Während sich in großen Wirtschaftsunternehmen und Verwaltungen die Tätigkeiten in der Regel auf das Bedienen einer z.T. recht umfangreichen Telefonanlage beschränken, findet man in kleineren und mittleren Betrieben und Organisationen häufig eine Funktionskoppelung mit einfachen Bürotätigkeiten, Schreibtätigkeiten sowie Empfangs- und Pförtnertätigkeiten. Während bei Telefonisten in Großunternehmen ein bedarfsmäßiger Wechsel der Körperhaltung zumindest bezweifelt werden darf, kann man bei dieser Tätigkeit in kleineren Betrieben davon ausgehen, dass eine wechselweise Körperhaltung zum einen aufgrund des breiteren Betätigungsfeldes, zum anderen aber auch im Bedarfsfalle jederzeit möglich ist.

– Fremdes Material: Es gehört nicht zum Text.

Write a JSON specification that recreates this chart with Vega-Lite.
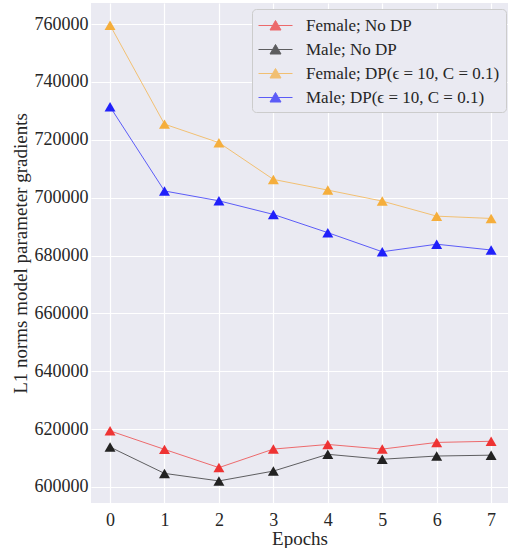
{
  "$schema": "https://vega.github.io/schema/vega-lite/v6.json",
  "width": 417,
  "height": 500,
  "autosize": {"type": "none"},
  "padding": {"left": 91, "top": 3, "right": 0, "bottom": 45},
  "background": "white",
  "config": {
    "view": {"fill": "#EAEAF2", "stroke": null},
    "font": "Liberation Serif",
    "axis": {
      "domain": false,
      "ticks": false,
      "grid": true,
      "gridColor": "white",
      "gridWidth": 1.2,
      "labelFont": "Liberation Serif",
      "labelFontSize": 18,
      "labelColor": "#262626",
      "titleFont": "Liberation Serif",
      "titleFontSize": 19,
      "titleColor": "#262626",
      "titleFontWeight": "normal"
    }
  },
  "data": {
    "values": [
      {"epoch": 0, "value": 619400, "series": "Female; No DP"},
      {"epoch": 1, "value": 613000, "series": "Female; No DP"},
      {"epoch": 2, "value": 606700, "series": "Female; No DP"},
      {"epoch": 3, "value": 613100, "series": "Female; No DP"},
      {"epoch": 4, "value": 614700, "series": "Female; No DP"},
      {"epoch": 5, "value": 613100, "series": "Female; No DP"},
      {"epoch": 6, "value": 615400, "series": "Female; No DP"},
      {"epoch": 7, "value": 615800, "series": "Female; No DP"},
      {"epoch": 0, "value": 613800, "series": "Male; No DP"},
      {"epoch": 1, "value": 604700, "series": "Male; No DP"},
      {"epoch": 2, "value": 602100, "series": "Male; No DP"},
      {"epoch": 3, "value": 605500, "series": "Male; No DP"},
      {"epoch": 4, "value": 611300, "series": "Male; No DP"},
      {"epoch": 5, "value": 609600, "series": "Male; No DP"},
      {"epoch": 6, "value": 610700, "series": "Male; No DP"},
      {"epoch": 7, "value": 611000, "series": "Male; No DP"},
      {"epoch": 0, "value": 759600, "series": "Female; DP(ϵ = 10, C = 0.1)"},
      {"epoch": 1, "value": 725400, "series": "Female; DP(ϵ = 10, C = 0.1)"},
      {"epoch": 2, "value": 719000, "series": "Female; DP(ϵ = 10, C = 0.1)"},
      {"epoch": 3, "value": 706300, "series": "Female; DP(ϵ = 10, C = 0.1)"},
      {"epoch": 4, "value": 702600, "series": "Female; DP(ϵ = 10, C = 0.1)"},
      {"epoch": 5, "value": 698800, "series": "Female; DP(ϵ = 10, C = 0.1)"},
      {"epoch": 6, "value": 693600, "series": "Female; DP(ϵ = 10, C = 0.1)"},
      {"epoch": 7, "value": 692800, "series": "Female; DP(ϵ = 10, C = 0.1)"},
      {"epoch": 0, "value": 731400, "series": "Male; DP(ϵ = 10, C = 0.1)"},
      {"epoch": 1, "value": 702300, "series": "Male; DP(ϵ = 10, C = 0.1)"},
      {"epoch": 2, "value": 698900, "series": "Male; DP(ϵ = 10, C = 0.1)"},
      {"epoch": 3, "value": 694200, "series": "Male; DP(ϵ = 10, C = 0.1)"},
      {"epoch": 4, "value": 687900, "series": "Male; DP(ϵ = 10, C = 0.1)"},
      {"epoch": 5, "value": 681300, "series": "Male; DP(ϵ = 10, C = 0.1)"},
      {"epoch": 6, "value": 683900, "series": "Male; DP(ϵ = 10, C = 0.1)"},
      {"epoch": 7, "value": 681900, "series": "Male; DP(ϵ = 10, C = 0.1)"}
    ]
  },
  "encoding": {
    "x": {
      "field": "epoch",
      "type": "quantitative",
      "scale": {"domain": [-0.35, 7.31], "nice": false, "zero": false},
      "axis": {"values": [0, 1, 2, 3, 4, 5, 6, 7], "title": "Epochs", "labelPadding": 8, "titlePadding": 0, "labelFlush": false}
    },
    "y": {
      "field": "value",
      "type": "quantitative",
      "scale": {"domain": [594470, 767260], "nice": false, "zero": false},
      "axis": {
        "values": [600000, 620000, 640000, 660000, 680000, 700000, 720000, 740000, 760000],
        "format": "d",
        "title": "L1 norms model parameter gradients",
        "labelPadding": 3,
        "titlePadding": 4,
        "labelFlush": false
      }
    },
    "color": {
      "field": "series",
      "type": "nominal",
      "scale": {
        "domain": ["Female; No DP", "Male; No DP", "Female; DP(ϵ = 10, C = 0.1)", "Male; DP(ϵ = 10, C = 0.1)"],
        "range": ["#EE3333", "#222222", "#F5AE3C", "#2020FA"]
      },
      "legend": {
        "orient": "none",
        "legendX": 161,
        "legendY": 6,
        "title": null,
        "labelFont": "Liberation Serif",
        "labelFontSize": 17,
        "labelLimit": 0,
        "labelColor": "#262626",
        "symbolType": "M-1,0L2.4,0M0.7,-0.5L1.25,0.45L0.15,0.45Z",
        "symbolSize": 400,
        "symbolStrokeWidth": 1,
        "labelOffset": 27,
        "rowPadding": 5,
        "padding": 6,
        "fillColor": "#EAEAF2",
        "strokeColor": "#CCCCCC",
        "cornerRadius": 4,
        "encode": {
          "symbols": {
            "update": {
              "fill": {"scale": "color", "field": "value"},
              "stroke": {"scale": "color", "field": "value"},
              "opacity": {"value": 1}
            }
          }
        }
      }
    }
  },
  "layer": [
    {"mark": {"type": "line", "strokeWidth": 1, "opacity": 0.7}},
    {"mark": {"type": "point", "shape": "triangle-up", "filled": true, "size": 120, "opacity": 1}}
  ]
}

Es handelt sich dabei um eine körperlich leichte Arbeit in geschlossenen, temperierten, oft klimatisierten Räumen, z.T. in Großraumbüros. Es wird überwiegend im Sitzen, zeitweise im Stehen und Gehen gearbeitet. Üblich ist der Umgang mit Bürokommunikationsmitteln und Datenverarbeitung, zunehmend Arbeit am Bildschirm. Gelegentlich findet die Arbeit unter Zeitdruck statt.

zu 3) Bei den Tätigkeiten eines Pförtners, eines Versandfertigmachers und eines Telefonisten handelt es sich um eine ungelernte Tätigkeiten, für die keine besondere Ausbildung erforderlich ist. Im Regelfall betragen die betrieblichen Einarbeitungs- und Einweisungszeiten maximal drei Monate. Hinsichtlich der tarifvertraglichen Einstufung verweise ich auf das Tarifregister des Landes Hessen.

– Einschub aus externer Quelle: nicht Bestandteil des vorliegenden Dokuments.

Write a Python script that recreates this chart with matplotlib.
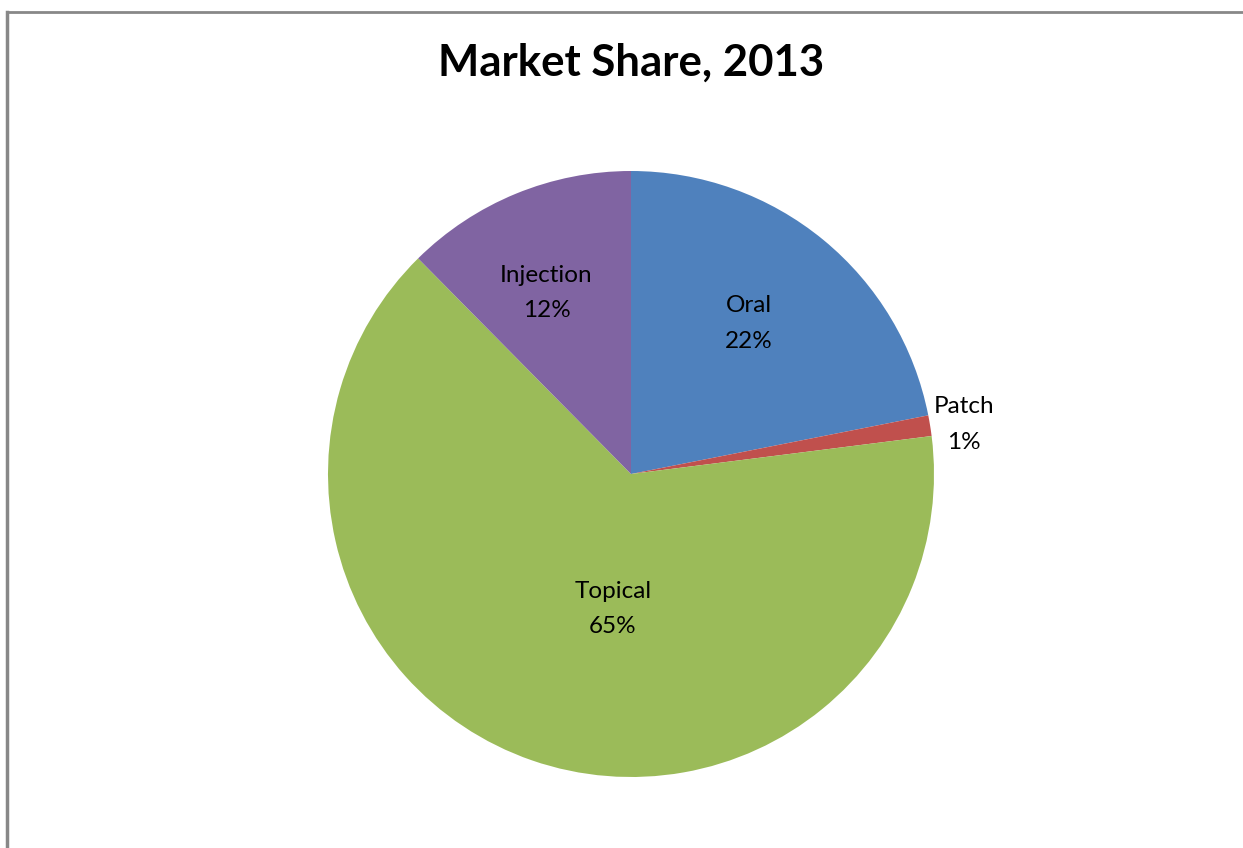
import numpy as np
import matplotlib
matplotlib.use("Agg")
import matplotlib.pyplot as plt

plt.rcParams['font.family'] = ['Lato', 'DejaVu Sans']

# data
categories = ['Oral', 'Patch', 'Topical', 'Injection']
shares = [21.9, 1.1, 64.6, 12.4]
pct_labels = ['22%', '1%', '65%', '12%']
colors = ['#4f81bd', '#c0504d', '#9bbb59', '#8064a2']

# where excel put each label (radius, angle in degrees)
label_pos = [(0.63, 52), (1.11, 8.5), (0.45, -97.6), (0.66, 115)]

fig = plt.figure(figsize=(12.43, 8.48), dpi=100)

# chart frame (only top and left visible in the crop)
fig.add_artist(plt.Line2D([7/1243, 1.0], [1 - 12/848, 1 - 12/848], color='#888888', lw=2))
fig.add_artist(plt.Line2D([7/1243, 7/1243], [0, 1 - 12/848], color='#888888', lw=2.5))

fig.text(631/1243, 1 - 63/848, 'Market Share, 2013', ha='center', va='center',
         fontsize=31.5, fontweight='bold')

ax = fig.add_axes([328/1243, 71/848, 606/1243, 606/848])
wedges, _ = ax.pie(shares, colors=colors, startangle=90, counterclock=False,
                   radius=1, wedgeprops=dict(linewidth=0))
ax.set_xlim(-1, 1)
ax.set_ylim(-1, 1)
ax.set_aspect('equal')
ax.axis('off')

for cat, pct, (r, a) in zip(categories, pct_labels, label_pos):
    x = r * np.cos(np.radians(a))
    y = r * np.sin(np.radians(a))
    ax.text(x, y, cat + '\n' + pct, ha='center', va='center', fontsize=17.5,
            linespacing=1.85, clip_on=False)

fig.savefig('out.png', dpi=100, facecolor='white')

zu 4.) Aufgrund seines gesundheitlichen Restleistungsvermögens halte ich den Kläger aus berufskundlicher Sicht für in der Lage, die Tätigkeiten eines Telefonisten, eines Versandfertigmachers und eines Pförtners nach einer betrieblichen Einarbeitungs-/Einweisungszeit von maximal drei Monaten unter arbeitsmarkt- und betriebsüblichen Bedingungen vollwertig verrichten zu können.

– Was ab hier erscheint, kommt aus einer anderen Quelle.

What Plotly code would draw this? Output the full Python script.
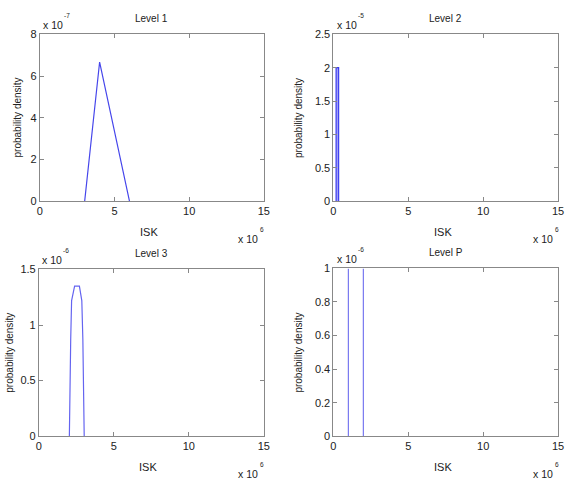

zu 5+6) Die in Betracht kommenden Tätigkeiten eines Pförtners, eines Versandfertigmachers und eines Telefonisten stehen auf dem allgemeinen Arbeitsmarkt des Bundesgebietes in nennenswertem Umfang -mehr als 300 besetzte oder unbesetzte Arbeitsplätze- auch Betriebsfremden zur Verfügung.